#### [GIVEN PROBLEM]
Only the lines from the start of the data through the one containing "import * as" belong in your answer; return them exactly.

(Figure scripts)

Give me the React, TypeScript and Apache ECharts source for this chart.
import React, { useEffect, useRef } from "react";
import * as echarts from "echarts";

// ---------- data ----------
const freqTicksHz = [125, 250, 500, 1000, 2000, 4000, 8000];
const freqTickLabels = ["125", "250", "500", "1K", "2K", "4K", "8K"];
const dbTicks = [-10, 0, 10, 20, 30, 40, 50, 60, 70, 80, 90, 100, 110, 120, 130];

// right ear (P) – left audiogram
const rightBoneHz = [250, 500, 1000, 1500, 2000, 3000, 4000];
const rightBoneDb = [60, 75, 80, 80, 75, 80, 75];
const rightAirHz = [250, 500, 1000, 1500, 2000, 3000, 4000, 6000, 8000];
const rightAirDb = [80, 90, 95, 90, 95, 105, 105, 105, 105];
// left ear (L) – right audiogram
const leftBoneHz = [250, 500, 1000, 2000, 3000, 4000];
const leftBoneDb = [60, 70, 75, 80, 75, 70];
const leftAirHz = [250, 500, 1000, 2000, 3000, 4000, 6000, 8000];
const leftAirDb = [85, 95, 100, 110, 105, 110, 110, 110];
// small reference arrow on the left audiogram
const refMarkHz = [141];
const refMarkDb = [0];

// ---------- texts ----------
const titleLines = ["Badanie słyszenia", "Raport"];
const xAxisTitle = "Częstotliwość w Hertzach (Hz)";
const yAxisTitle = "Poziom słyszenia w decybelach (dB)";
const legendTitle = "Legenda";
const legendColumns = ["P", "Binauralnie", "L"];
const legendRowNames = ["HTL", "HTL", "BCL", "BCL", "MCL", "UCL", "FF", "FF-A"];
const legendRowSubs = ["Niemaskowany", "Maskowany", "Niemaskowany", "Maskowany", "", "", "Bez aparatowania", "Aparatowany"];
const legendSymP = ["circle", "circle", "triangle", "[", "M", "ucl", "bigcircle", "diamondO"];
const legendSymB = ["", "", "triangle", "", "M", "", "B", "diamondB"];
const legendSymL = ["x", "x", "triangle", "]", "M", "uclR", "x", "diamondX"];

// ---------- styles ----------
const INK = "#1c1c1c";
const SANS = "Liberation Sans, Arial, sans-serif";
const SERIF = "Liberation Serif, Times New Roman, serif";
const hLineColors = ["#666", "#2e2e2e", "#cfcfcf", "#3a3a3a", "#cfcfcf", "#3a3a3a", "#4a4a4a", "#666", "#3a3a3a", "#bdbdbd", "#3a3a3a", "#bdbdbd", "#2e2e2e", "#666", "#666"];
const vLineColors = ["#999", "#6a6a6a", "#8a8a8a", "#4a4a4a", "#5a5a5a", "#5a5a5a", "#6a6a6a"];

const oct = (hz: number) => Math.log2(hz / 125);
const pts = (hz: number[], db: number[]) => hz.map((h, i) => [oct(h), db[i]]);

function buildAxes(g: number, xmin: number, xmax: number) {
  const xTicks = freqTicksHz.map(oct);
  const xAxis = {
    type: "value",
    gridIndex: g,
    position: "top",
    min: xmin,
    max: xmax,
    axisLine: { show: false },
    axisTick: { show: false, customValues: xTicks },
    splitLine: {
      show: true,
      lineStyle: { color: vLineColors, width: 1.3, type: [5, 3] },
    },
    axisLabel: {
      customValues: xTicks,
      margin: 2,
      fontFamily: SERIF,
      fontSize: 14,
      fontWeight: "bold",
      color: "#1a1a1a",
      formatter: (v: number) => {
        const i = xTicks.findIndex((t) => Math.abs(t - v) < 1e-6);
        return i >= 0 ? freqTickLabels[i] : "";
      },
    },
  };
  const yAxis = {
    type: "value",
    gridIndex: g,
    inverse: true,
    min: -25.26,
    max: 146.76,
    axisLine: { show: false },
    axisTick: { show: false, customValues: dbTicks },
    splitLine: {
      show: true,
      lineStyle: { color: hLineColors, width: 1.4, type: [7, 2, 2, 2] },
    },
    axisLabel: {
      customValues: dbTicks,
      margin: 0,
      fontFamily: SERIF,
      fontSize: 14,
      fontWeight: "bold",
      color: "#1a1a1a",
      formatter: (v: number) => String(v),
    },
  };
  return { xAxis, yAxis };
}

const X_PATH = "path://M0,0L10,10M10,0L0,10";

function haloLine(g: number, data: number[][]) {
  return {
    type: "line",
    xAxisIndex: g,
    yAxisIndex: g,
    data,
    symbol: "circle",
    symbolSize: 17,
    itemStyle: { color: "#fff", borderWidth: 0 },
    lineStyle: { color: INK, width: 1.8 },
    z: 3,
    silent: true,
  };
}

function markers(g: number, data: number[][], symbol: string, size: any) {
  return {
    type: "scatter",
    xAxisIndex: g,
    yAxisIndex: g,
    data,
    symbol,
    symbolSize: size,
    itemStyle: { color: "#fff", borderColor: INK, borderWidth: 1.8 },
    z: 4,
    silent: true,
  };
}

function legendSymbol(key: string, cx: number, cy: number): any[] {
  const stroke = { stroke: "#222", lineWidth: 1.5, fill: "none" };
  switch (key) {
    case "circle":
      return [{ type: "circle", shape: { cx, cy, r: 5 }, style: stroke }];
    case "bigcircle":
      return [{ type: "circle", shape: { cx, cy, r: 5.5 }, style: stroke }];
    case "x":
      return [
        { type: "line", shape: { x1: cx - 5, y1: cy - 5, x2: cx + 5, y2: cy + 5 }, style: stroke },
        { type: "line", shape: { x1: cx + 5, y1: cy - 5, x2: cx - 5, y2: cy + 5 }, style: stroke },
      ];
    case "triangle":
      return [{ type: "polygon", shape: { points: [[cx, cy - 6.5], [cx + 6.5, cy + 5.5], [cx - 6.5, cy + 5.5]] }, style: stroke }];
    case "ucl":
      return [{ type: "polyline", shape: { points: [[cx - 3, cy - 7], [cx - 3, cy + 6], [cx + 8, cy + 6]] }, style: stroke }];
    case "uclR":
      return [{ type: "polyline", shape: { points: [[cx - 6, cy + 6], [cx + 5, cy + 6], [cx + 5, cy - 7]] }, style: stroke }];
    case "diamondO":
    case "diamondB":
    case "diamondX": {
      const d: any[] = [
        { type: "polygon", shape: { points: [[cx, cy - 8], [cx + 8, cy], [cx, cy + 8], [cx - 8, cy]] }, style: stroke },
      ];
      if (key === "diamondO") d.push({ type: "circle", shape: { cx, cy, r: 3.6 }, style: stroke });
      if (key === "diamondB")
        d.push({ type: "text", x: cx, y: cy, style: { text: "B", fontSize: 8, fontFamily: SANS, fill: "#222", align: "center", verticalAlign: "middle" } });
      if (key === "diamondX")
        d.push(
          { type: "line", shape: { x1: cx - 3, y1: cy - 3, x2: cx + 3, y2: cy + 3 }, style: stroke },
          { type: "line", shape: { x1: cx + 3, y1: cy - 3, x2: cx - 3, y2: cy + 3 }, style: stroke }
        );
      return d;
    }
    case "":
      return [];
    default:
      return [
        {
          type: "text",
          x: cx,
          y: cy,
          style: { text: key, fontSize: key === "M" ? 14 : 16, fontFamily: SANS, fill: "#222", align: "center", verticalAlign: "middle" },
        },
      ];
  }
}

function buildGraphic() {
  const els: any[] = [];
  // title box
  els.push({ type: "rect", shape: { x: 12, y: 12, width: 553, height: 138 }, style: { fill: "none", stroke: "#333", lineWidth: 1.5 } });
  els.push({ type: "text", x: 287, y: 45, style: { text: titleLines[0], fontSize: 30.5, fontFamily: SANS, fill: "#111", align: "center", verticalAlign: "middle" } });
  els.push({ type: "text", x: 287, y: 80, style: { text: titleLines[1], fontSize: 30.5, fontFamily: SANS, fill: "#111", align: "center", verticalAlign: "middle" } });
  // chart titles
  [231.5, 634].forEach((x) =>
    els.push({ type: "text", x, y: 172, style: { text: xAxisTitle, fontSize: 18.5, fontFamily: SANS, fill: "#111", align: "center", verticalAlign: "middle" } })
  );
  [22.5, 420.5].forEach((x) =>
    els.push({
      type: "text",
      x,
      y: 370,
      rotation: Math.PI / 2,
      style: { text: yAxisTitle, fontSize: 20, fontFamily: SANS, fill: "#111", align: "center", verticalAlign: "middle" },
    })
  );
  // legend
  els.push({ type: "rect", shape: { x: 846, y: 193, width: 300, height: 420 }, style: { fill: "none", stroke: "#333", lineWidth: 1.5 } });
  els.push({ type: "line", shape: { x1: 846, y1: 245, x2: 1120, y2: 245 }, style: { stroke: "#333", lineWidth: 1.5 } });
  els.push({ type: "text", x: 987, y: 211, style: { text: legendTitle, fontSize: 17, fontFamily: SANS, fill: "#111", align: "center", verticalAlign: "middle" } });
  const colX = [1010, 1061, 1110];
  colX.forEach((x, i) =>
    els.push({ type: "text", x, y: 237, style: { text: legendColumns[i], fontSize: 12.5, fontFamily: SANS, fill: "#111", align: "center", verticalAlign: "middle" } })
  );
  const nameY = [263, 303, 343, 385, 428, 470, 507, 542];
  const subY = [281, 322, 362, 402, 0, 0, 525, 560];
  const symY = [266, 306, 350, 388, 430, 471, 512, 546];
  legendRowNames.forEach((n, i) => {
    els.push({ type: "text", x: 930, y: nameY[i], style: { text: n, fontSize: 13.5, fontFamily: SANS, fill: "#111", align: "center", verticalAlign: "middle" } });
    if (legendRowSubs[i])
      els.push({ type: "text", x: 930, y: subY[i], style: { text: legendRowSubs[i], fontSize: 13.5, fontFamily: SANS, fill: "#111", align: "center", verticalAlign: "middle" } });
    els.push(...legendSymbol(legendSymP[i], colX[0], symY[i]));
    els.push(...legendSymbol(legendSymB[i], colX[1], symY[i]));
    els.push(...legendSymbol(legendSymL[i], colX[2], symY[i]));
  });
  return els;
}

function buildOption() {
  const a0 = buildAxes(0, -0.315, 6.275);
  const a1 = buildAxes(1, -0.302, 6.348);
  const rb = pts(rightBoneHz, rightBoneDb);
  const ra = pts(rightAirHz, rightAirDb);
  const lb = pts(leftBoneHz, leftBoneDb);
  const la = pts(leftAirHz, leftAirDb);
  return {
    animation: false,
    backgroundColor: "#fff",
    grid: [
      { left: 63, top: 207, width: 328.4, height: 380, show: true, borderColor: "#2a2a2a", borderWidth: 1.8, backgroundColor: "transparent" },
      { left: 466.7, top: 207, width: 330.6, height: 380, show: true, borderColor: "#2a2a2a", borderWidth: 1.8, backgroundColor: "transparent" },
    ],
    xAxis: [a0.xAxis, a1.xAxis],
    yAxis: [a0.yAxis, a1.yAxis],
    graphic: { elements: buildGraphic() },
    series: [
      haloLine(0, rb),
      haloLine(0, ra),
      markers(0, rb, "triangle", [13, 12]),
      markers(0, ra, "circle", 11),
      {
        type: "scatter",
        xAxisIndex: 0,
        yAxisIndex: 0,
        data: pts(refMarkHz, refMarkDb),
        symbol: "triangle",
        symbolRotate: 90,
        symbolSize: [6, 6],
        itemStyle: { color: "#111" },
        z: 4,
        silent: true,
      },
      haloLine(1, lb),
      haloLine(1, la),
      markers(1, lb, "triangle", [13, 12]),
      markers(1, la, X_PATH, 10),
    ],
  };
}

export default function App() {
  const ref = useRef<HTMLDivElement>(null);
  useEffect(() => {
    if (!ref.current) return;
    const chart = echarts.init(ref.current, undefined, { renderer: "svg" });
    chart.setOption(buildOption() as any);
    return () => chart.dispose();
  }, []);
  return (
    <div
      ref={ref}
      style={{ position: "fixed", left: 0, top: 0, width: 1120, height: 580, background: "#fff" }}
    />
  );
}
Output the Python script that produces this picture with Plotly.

#### [TASK SOLUTION]
Give me the React, TypeScript and Apache ECharts source for this chart.
import React, { useEffect, useRef } from "react";
import * as echarts from "echarts";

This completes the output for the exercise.